* [TO DO]:
Write out the listing, please, but only from its first line through the line containing "from bokeh.core.properties import value", exactly as given and without pictures.

* [DATA EXCERPTS]:
○ ○ ○
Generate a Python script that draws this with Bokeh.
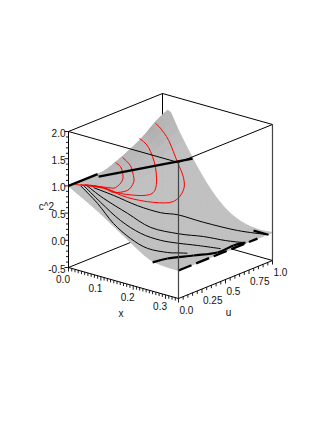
import numpy as np
from bokeh.plotting import figure
from bokeh.models import Range1d
from bokeh.embed import file_html
from bokeh.resources import INLINE
from bokeh.core.properties import value

# ---- data ----
x_grid = [0, .016, .05, .1, .15, .2, .25, .3, .34]
u_grid = [0, .125, .25, .375, .5, .625, .75, .875, 1]
c2_grid = [
    [1, .94, .83, .65, .45, .25, .07, .02, .015],
    [1, .97, .87, .70, .50, .30, .11, .03, .015],
    [1, 1.0, .92, .75, .55, .34, .15, .04, .015],
    [1, 1.07, .98, .80, .58, .36, .17, .05, .015],
    [1, 1.19, 1.05, .84, .60, .37, .18, .05, .015],
    [1, 1.30, 1.13, .88, .61, .37, .17, .05, .015],
    [1, 1.43, 1.21, .91, .60, .35, .15, .04, .015],
    [1, 1.60, 1.31, .92, .56, .29, .10, .02, .015],
    [1, 1.72, 1.40, .90, .48, .19, .04, -.005, .015],
]
Ax = [0.034, 0.078, 0.129, 0.168, 0.189, 0.228, 0.278, 0.339]
Au = [0.15, 0.21, 0.29, 0.4, 0.52, 0.65, 0.84, 0.96]
Az = [0.92, 0.81, 0.65, 0.51, 0.42, 0.26, 0.06, 0.0]
Bx = [0.018, 0.07, 0.133, 0.187, 0.23, 0.263, 0.299, 0.332]
Bu = [0.12, 0.13, 0.17, 0.23, 0.38, 0.53, 0.64, 0.71]
Bz = [0.97, 0.8, 0.6, 0.39, 0.24, 0.14, 0.05, 0.02]
Cx = [0.017, 0.076, 0.137, 0.188, 0.226, 0.253, 0.283, 0.322]
Cu = [0.1, 0.08, 0.08, 0.12, 0.2, 0.3, 0.4, 0.51]
Cz = [0.97, 0.77, 0.54, 0.36, 0.24, 0.16, 0.1, 0.03]
Dx = [0.011, 0.075, 0.133, 0.183, 0.227, 0.26, 0.279, 0.292]
Du = [0.09, 0.05, 0.02, 0.03, 0.06, 0.16, 0.21, 0.26]
Dz = [0.96, 0.77, 0.52, 0.32, 0.19, 0.1, 0.09, 0.07]
R1x = [0.004, 0.05, 0.101, 0.141, 0.156, 0.143, 0.12, 0.09, 0.051, 0.029, 0.019]
R1u = [0.06, 0.2, 0.28, 0.42, 0.58, 0.73, 0.81, 0.85, 0.89, 0.88, 0.86]
R1z = [0.99, 0.9, 0.76, 0.64, 0.57, 0.65, 0.79, 0.99, 1.3, 1.49, 1.58]
R2x = [0.011, 0.047, 0.082, 0.119, 0.115, 0.077, 0.038, 0.013]
R2u = [0.09, 0.21, 0.27, 0.41, 0.53, 0.66, 0.72, 0.71]
R2z = [0.98, 0.9, 0.81, 0.74, 0.77, 1.01, 1.27, 1.4]
R3x = [0.018, 0.047, 0.072, 0.086, 0.079, 0.064, 0.043, 0.019]
R3u = [0.12, 0.21, 0.23, 0.33, 0.42, 0.47, 0.51, 0.51]
R3z = [0.97, 0.9, 0.84, 0.83, 0.9, 0.97, 1.09, 1.2]
R4x = [0.027, 0.054, 0.064, 0.059, 0.045, 0.03, 0.015]
R4u = [0.14, 0.23, 0.28, 0.37, 0.42, 0.45, 0.45]
R4z = [0.96, 0.9, 0.88, 0.94, 1.03, 1.09, 1.14]
# thick curves
T1x = [0, 0]
T1u = [0, .31]
T1z = [1, 1]
T2x = [.003, .093]
T2u = [.31, 1]
T2z = [.96, .96]
T3x = [.26, .2744, .3083, .3385, .336, .3444]
T3u = [0, .1087, .2688, .4202, .5987, .6976]
T3z = [.03, .05, .05, .05, .05, .05]
T4x = [.3104, .339]
T4u = [.9, .96]
T4z = [.07, 0.0]
T5x = [.34, .34]
T5u = [0, .84]
T5z = [.015, .015]
x_ticks = [0.0, 0.1, 0.2, 0.3]
u_ticks = [0.0, 0.25, 0.5, 0.75, 1.0]
u_labels = ["0.0", "0.25", "0.5", "0.75", "1.0"]
z_ticks = [2.0, 1.5, 1.0, 0.5, 0.0, -0.5]
X_MAX, U_MAX, Z_MIN, Z_MAX = 0.34, 1.0, -0.5, 2.0

FONT = value("Liberation Sans")


def proj(x, u, z):
    """Parallel projection of (x, u, c^2) to page position."""
    x, u, z = np.asarray(x, float), np.asarray(u, float), np.asarray(z, float)
    return 68 + 94 * u + 323.5 * x, 267 + 91.2 * x - 38 * u - 54.4 * (z + .5)


p = figure(width=319, height=415, x_range=Range1d(0, 319), y_range=Range1d(415, 0),
           toolbar_location=None, output_backend="svg", min_border=0,
           background_fill_color="white", border_fill_color="white", outline_line_color=None)
p.axis.visible = False
p.grid.visible = False


def box_edge(a, b, color="black", width=1.0):
    sx, sy = proj(*np.array([a, b]).T)
    p.line(sx, sy, line_color=color, line_width=width)


def smooth(xs, us, zs, color, width, dash="solid"):
    sx, sy = proj(xs, us, zs)
    n = len(sx)
    if n < 3 or dash != "solid":
        p.line(sx, sy, line_color=color, line_width=width, line_dash=dash)
        return
    i0 = np.arange(n - 1)
    pm = np.maximum(i0 - 1, 0)
    pp = np.minimum(i0 + 2, n - 1)
    cx0 = sx[i0] + (sx[i0 + 1] - sx[pm]) / 6
    cy0 = sy[i0] + (sy[i0 + 1] - sy[pm]) / 6
    cx1 = sx[i0 + 1] - (sx[pp] - sx[i0]) / 6
    cy1 = sy[i0 + 1] - (sy[pp] - sy[i0]) / 6
    p.bezier(x0=sx[i0], y0=sy[i0], x1=sx[i0 + 1], y1=sy[i0 + 1], cx0=cx0, cy0=cy0, cx1=cx1, cy1=cy1,
             line_color=color, line_width=width)


def cr_rows(a, k=3):
    """Smooth rendering of a mesh along its first index (Catmull-Rom)."""
    n = a.shape[0]
    out = []
    for i in range(n - 1):
        p0, p1, p2, p3 = a[max(i - 1, 0)], a[i], a[i + 1], a[min(i + 2, n - 1)]
        for t in np.arange(k) / k:
            out.append(.5 * (2 * p1 + (p2 - p0) * t + (2 * p0 - 5 * p1 + 4 * p2 - p3) * t ** 2
                             + (3 * p1 - p0 - 3 * p2 + p3) * t ** 3))
    out.append(a[-1])
    return np.array(out)


# back edges of the box
box_edge((0, 0, Z_MIN), (0, U_MAX, Z_MIN))
box_edge((0, U_MAX, Z_MIN), (X_MAX, U_MAX, Z_MIN))
box_edge((0, 0, Z_MAX), (0, U_MAX, Z_MAX))
box_edge((0, U_MAX, Z_MAX), (X_MAX, U_MAX, Z_MAX))
box_edge((0, U_MAX, Z_MIN), (0, U_MAX, Z_MAX))

# surface, painted from the back corner to the front
Z = np.array(c2_grid)
U0, X0 = np.meshgrid(u_grid, x_grid, indexing="ij")
XF, UF, ZF = [cr_rows(cr_rows(m).T).T for m in (X0, U0, Z)]
SX, SY = proj(XF, UF, ZF)
xs_q, ys_q, cols = [], [], []
for i in range(XF.shape[0] - 1, 0, -1):
    for j in range(XF.shape[1] - 1):
        xs_q.append([SX[i - 1, j], SX[i - 1, j + 1], SX[i, j + 1], SX[i, j]])
        ys_q.append([SY[i - 1, j], SY[i - 1, j + 1], SY[i, j + 1], SY[i, j]])
        dzdu = ((ZF[i, j] + ZF[i, j + 1]) - (ZF[i - 1, j] + ZF[i - 1, j + 1])) / 2 / (UF[i, j] - UF[i - 1, j])
        g = int(192 - min(30, 16 * max(0, dzdu - .4)))
        cols.append(f"#{g:02x}{g:02x}{g:02x}")
p.patches(xs_q, ys_q, fill_color=cols, line_color=cols, line_width=0.8)

# curves on the surface
for cx, cu, cz in [(Ax, Au, Az), (Bx, Bu, Bz), (Cx, Cu, Cz), (Dx, Du, Dz)]:
    smooth(cx, cu, cz, "black", 1.0)
for cx, cu, cz in [(R1x, R1u, R1z), (R2x, R2u, R2z), (R3x, R3u, R3z), (R4x, R4u, R4z)]:
    smooth(cx, cu, cz, "#ff0000", 1.0)
smooth(T1x, T1u, T1z, "black", 2.4)
smooth(T2x, T2u, T2z, "black", 2.4)
smooth(T3x, T3u, T3z, "black", 2.2)
smooth(T4x, T4u, T4z, "black", 2.2)
smooth(T5x, T5u, T5z, "black", 2.4, dash="14 5")

# front edges of the box
box_edge((0, 0, Z_MAX), (X_MAX, 0, Z_MAX))
box_edge((X_MAX, 0, Z_MAX), (X_MAX, U_MAX, Z_MAX))
box_edge((X_MAX, 0, Z_MIN), (X_MAX, 0, Z_MAX), color="#444444", width=1.2)
box_edge((X_MAX, U_MAX, Z_MIN), (X_MAX, U_MAX, Z_MAX), color="#444444", width=1.2)
box_edge((0, 0, Z_MIN), (0, 0, Z_MAX))
box_edge((0, 0, Z_MIN), (X_MAX, 0, Z_MIN))
box_edge((X_MAX, 0, Z_MIN), (X_MAX, U_MAX, Z_MIN))

# tick marks
tx, ty = [], []
for v in np.arange(0, 34) / 100:
    sx, sy = proj(v, 0, Z_MIN)
    tx.append([float(sx), float(sx)])
    ty.append([float(sy), float(sy) + (4 if round(v * 100) % 10 == 0 else 3)])
for v in np.arange(0, 21) / 20:
    sx, sy = proj(X_MAX, v, Z_MIN)
    tx.append([float(sx), float(sx)])
    ty.append([float(sy), float(sy) + (4 if round(v * 20) % 5 == 0 else 3)])
for v in np.arange(-5, 21) / 10:
    sx, sy = proj(0, 0, v)
    tx.append([float(sx), float(sx) - (4 if round(v * 10) % 5 == 0 else 2.5)])
    ty.append([float(sy), float(sy)])
p.multi_line(tx, ty, line_color="black", line_width=0.9)

# tick labels
sx, sy = proj(x_ticks, 0, Z_MIN)
p.text(sx - 5.5, sy + 11, text=[f"{v:.1f}" for v in x_ticks], text_font=FONT, text_font_size="10px",
       text_align="center", text_baseline="middle", text_color="#111111")
sx, sy = proj(X_MAX, u_ticks, Z_MIN)
p.text(sx + 1, sy + 11, text=u_labels, text_font=FONT, text_font_size="10px",
       text_align="left", text_baseline="middle", text_color="#111111")
sx, sy = proj(0, 0, z_ticks)
p.text(sx - 3, sy + 1, text=[f"{v:.1f}" for v in z_ticks], text_font=FONT, text_font_size="10px",
       text_align="right", text_baseline="middle", text_color="#111111")

# axis titles
sx, sy = proj(X_MAX / 2, 0, Z_MIN)
p.text(sx - 2.5, sy + 30, text=["x"], text_font=FONT, text_font_size="10px",
       text_align="center", text_baseline="middle", text_color="#111111")
sx, sy = proj(X_MAX, .5, Z_MIN)
p.text(sx + 3, sy + 33, text=["u"], text_font=FONT, text_font_size="10px",
       text_align="center", text_baseline="middle", text_color="#111111")
sx, sy = proj(0, 0, .75)
p.text(sx - 22, sy + 7, text=["c^2"], text_font=FONT, text_font_size="10px",
       text_align="center", text_baseline="middle", text_color="#111111")

open("out.html", "w").write(file_html(p, INLINE))
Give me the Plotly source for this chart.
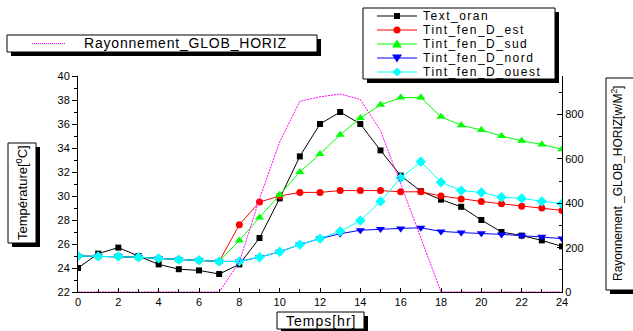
import plotly.graph_objects as go

# ---------------- data ----------------
hours = list(range(25))
text_oran = [24.0, 25.2, 25.7, 25.0, 24.3, 23.9, 23.8, 23.5, 24.3, 26.5, 29.8, 33.3, 36.0,
             37.0, 36.0, 33.8, 31.7, 30.4, 29.7, 29.1, 28.0, 27.0, 26.7, 26.3, 25.8]
tint_est = [25.0, 24.97, 24.97, 24.9, 24.8, 24.7, 24.65, 24.55, 27.6, 29.5, 30.0, 30.3, 30.3,
            30.45, 30.45, 30.45, 30.35, 30.35, 30.0, 29.75, 29.55, 29.35, 29.15, 29.0, 28.8]
tint_sud = [25.0, 24.97, 24.97, 24.9, 24.8, 24.7, 24.65, 24.55, 26.3, 28.2, 30.1, 32.0, 33.5,
            35.1, 36.5, 37.6, 38.2, 38.2, 36.6, 35.9, 35.5, 35.0, 34.6, 34.3, 33.9]
tint_nord = [25.0, 24.97, 24.97, 24.9, 24.8, 24.7, 24.65, 24.55, 24.55, 24.9, 25.35, 25.95, 26.45,
             26.85, 27.15, 27.25, 27.3, 27.35, 27.05, 26.95, 26.9, 26.8, 26.7, 26.6, 26.45]
tint_ouest = [25.0, 24.97, 24.97, 24.9, 24.8, 24.7, 24.65, 24.55, 24.55, 24.9, 25.35, 25.95, 26.45,
              27.05, 27.95, 29.55, 31.5, 32.85, 31.15, 30.45, 30.3, 29.9, 29.8, 29.55, 29.35]
rayonnement = [0, 0, 0, 0, 0, 0, 0, 0, 135, 420, 676, 860, 880,
               893, 868, 728, 488, 248, 0, 0, 0, 0, 0, 0, 0]

series_names = ["Text_oran", "Tint_fen_D_est", "Tint_fen_D_sud", "Tint_fen_D_nord", "Tint_fen_D_ouest"]
series_values = [text_oran, tint_est, tint_sud, tint_nord, tint_ouest]
series_colors = ["#000000", "#ff0000", "#00ff00", "#0000ff", "#00ffff"]
series_symbols = ["square", "circle", "triangle-up", "triangle-down", "diamond"]
series_sizes = [6, 7, 8, 8, 8]
ray_name = "Rayonnement_GLOB_HORIZ"
ray_color = "#ff00ff"

# ---------------- layout geometry (pixels) ----------------
W, H = 633, 331
L, R, T, B = 78, 562, 76, 292
FONT = "Liberation Sans, Arial, sans-serif"


def fx(x):
    return (x - L) / (R - L)


def fy(y):
    return (B - y) / (B - T)


fig = go.Figure()
fig.add_trace(go.Scatter(x=hours, y=rayonnement, yaxis="y2", mode="lines", name=ray_name,
                         line=dict(color=ray_color, width=1, dash="2px,1px"), showlegend=False))
for n, v, c, s, sz in zip(series_names, series_values, series_colors, series_symbols, series_sizes):
    fig.add_trace(go.Scatter(x=hours, y=v, mode="lines+markers", name=n,
                             line=dict(color=c, width=1),
                             marker=dict(symbol=s, size=sz, color=c, line=dict(width=0)),
                             showlegend=False))

shapes = []
annotations = []


def rect(x0, y0, x1, y1, fill, line_w=1, line_c="black"):
    shapes.append(dict(type="rect", xref="paper", yref="paper", layer="above",
                       x0=fx(x0), x1=fx(x1), y0=fy(y1), y1=fy(y0),
                       fillcolor=fill, line=dict(width=line_w, color=line_c)))


def shadow_box(x0, y0, x1, y1, off=4):
    rect(x0 + off, y0 + off, x1 + off, y1 + off, "black", 0, "black")
    rect(x0, y0, x1, y1, "white", 1, "black")


def path_shape(pts, color):
    d = "M " + " L ".join(f"{fx(px):.5f},{fy(py):.5f}" for px, py in pts) + " Z"
    shapes.append(dict(type="path", xref="paper", yref="paper", layer="above", path=d,
                       fillcolor=color, line=dict(width=0, color=color)))


def marker_shape(sym, cx, cy, color):
    if sym == "square":
        r = 3
        path_shape([(cx - r, cy - r), (cx + r, cy - r), (cx + r, cy + r), (cx - r, cy + r)], color)
    elif sym == "circle":
        r = 3.5
        shapes.append(dict(type="circle", xref="paper", yref="paper", layer="above",
                           x0=fx(cx - r), x1=fx(cx + r), y0=fy(cy + r), y1=fy(cy - r),
                           fillcolor=color, line=dict(width=0, color=color)))
    elif sym == "triangle-up":
        path_shape([(cx, cy - 4.5), (cx + 5, cy + 3.5), (cx - 5, cy + 3.5)], color)
    elif sym == "triangle-down":
        path_shape([(cx, cy + 4.5), (cx + 5, cy - 3.5), (cx - 5, cy - 3.5)], color)
    elif sym == "diamond":
        path_shape([(cx, cy - 4.5), (cx + 4.5, cy), (cx, cy + 4.5), (cx - 4.5, cy)], color)


def text(x, y, s, size=13, xanchor="left", angle=0):
    annotations.append(dict(xref="paper", yref="paper", x=fx(x), y=fy(y), text=s,
                            showarrow=False, xanchor=xanchor, yanchor="middle",
                            textangle=angle, borderpad=0,
                            font=dict(family=FONT, size=size, color="black")))


# main legend
shadow_box(363, 8, 555, 79)
row_y = [16, 30, 44, 58, 72]
for n, c, s, yy in zip(series_names, series_colors, series_symbols, row_y):
    shapes.append(dict(type="line", xref="paper", yref="paper", layer="above",
                       x0=fx(377), x1=fx(417), y0=fy(yy), y1=fy(yy), line=dict(color=c, width=1)))
    marker_shape(s, 397, yy, c)
    text(422, yy, '<span style="letter-spacing:1.5px">' + n + "</span>", 12)

# radiation legend
shadow_box(7, 35, 317, 52)
shapes.append(dict(type="line", xref="paper", yref="paper", layer="above",
                   x0=fx(32), x1=fx(66), y0=fy(43.5), y1=fy(43.5),
                   line=dict(color=ray_color, width=1, dash="1px,1px")))
text(83, 43.5, '<span style="letter-spacing:0.8px">' + ray_name + "</span>", 14)

# axis titles in shadowed boxes
shadow_box(8, 143, 36, 243)
text(22, 193, "Température[<sup>0</sup>C]", 13, "center", -90)

shadow_box(606, 78, 645, 290)
text(617, 184, "Rayonnement _GLOB_HORIZ[w/M<sup>2</sup>]", 12, "center", -90)

shadow_box(277, 312, 364, 329)
text(320.5, 320.5, '<span style="letter-spacing:1px">Temps[hr]</span>', 14, "center")

tickfont = dict(family=FONT, size=11, color="black")
fig.update_layout(
    width=W, height=H,
    margin=dict(l=L, r=W - R, t=T, b=H - B, pad=0),
    paper_bgcolor="white", plot_bgcolor="white",
    showlegend=False,
    font=dict(family=FONT, color="black"),
    xaxis=dict(range=[0, 24], tick0=0, dtick=2, ticks="inside", ticklen=4, tickcolor="black",
               showline=True, linecolor="black", linewidth=1, showgrid=False, zeroline=False,
               tickfont=tickfont, minor=dict(dtick=1, ticks="inside", ticklen=3, tickcolor="black")),
    yaxis=dict(range=[22, 40], tick0=22, dtick=2, ticks="outside", ticklen=5, tickcolor="black",
               showline=True, linecolor="black", linewidth=1, showgrid=False, zeroline=False,
               tickfont=tickfont, minor=dict(dtick=1, ticks="outside", ticklen=3, tickcolor="black")),
    yaxis2=dict(range=[0, 974], tick0=0, dtick=200, ticks="inside", ticklen=5, tickcolor="black",
                overlaying="y", side="right", showline=True, linecolor="black", linewidth=1,
                showgrid=False, zeroline=False, tickfont=tickfont,
                minor=dict(dtick=100, ticks="inside", ticklen=3, tickcolor="black")),
    shapes=shapes,
    annotations=annotations,
)

fig.write_html("out.html")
○ ○ ○
* [ANSWER TO THE TASK]:
Generate a Python script that draws this with Bokeh.
import numpy as np
from bokeh.plotting import figure
from bokeh.models import Range1d
from bokeh.embed import file_html
from bokeh.resources import INLINE
from bokeh.core.properties import value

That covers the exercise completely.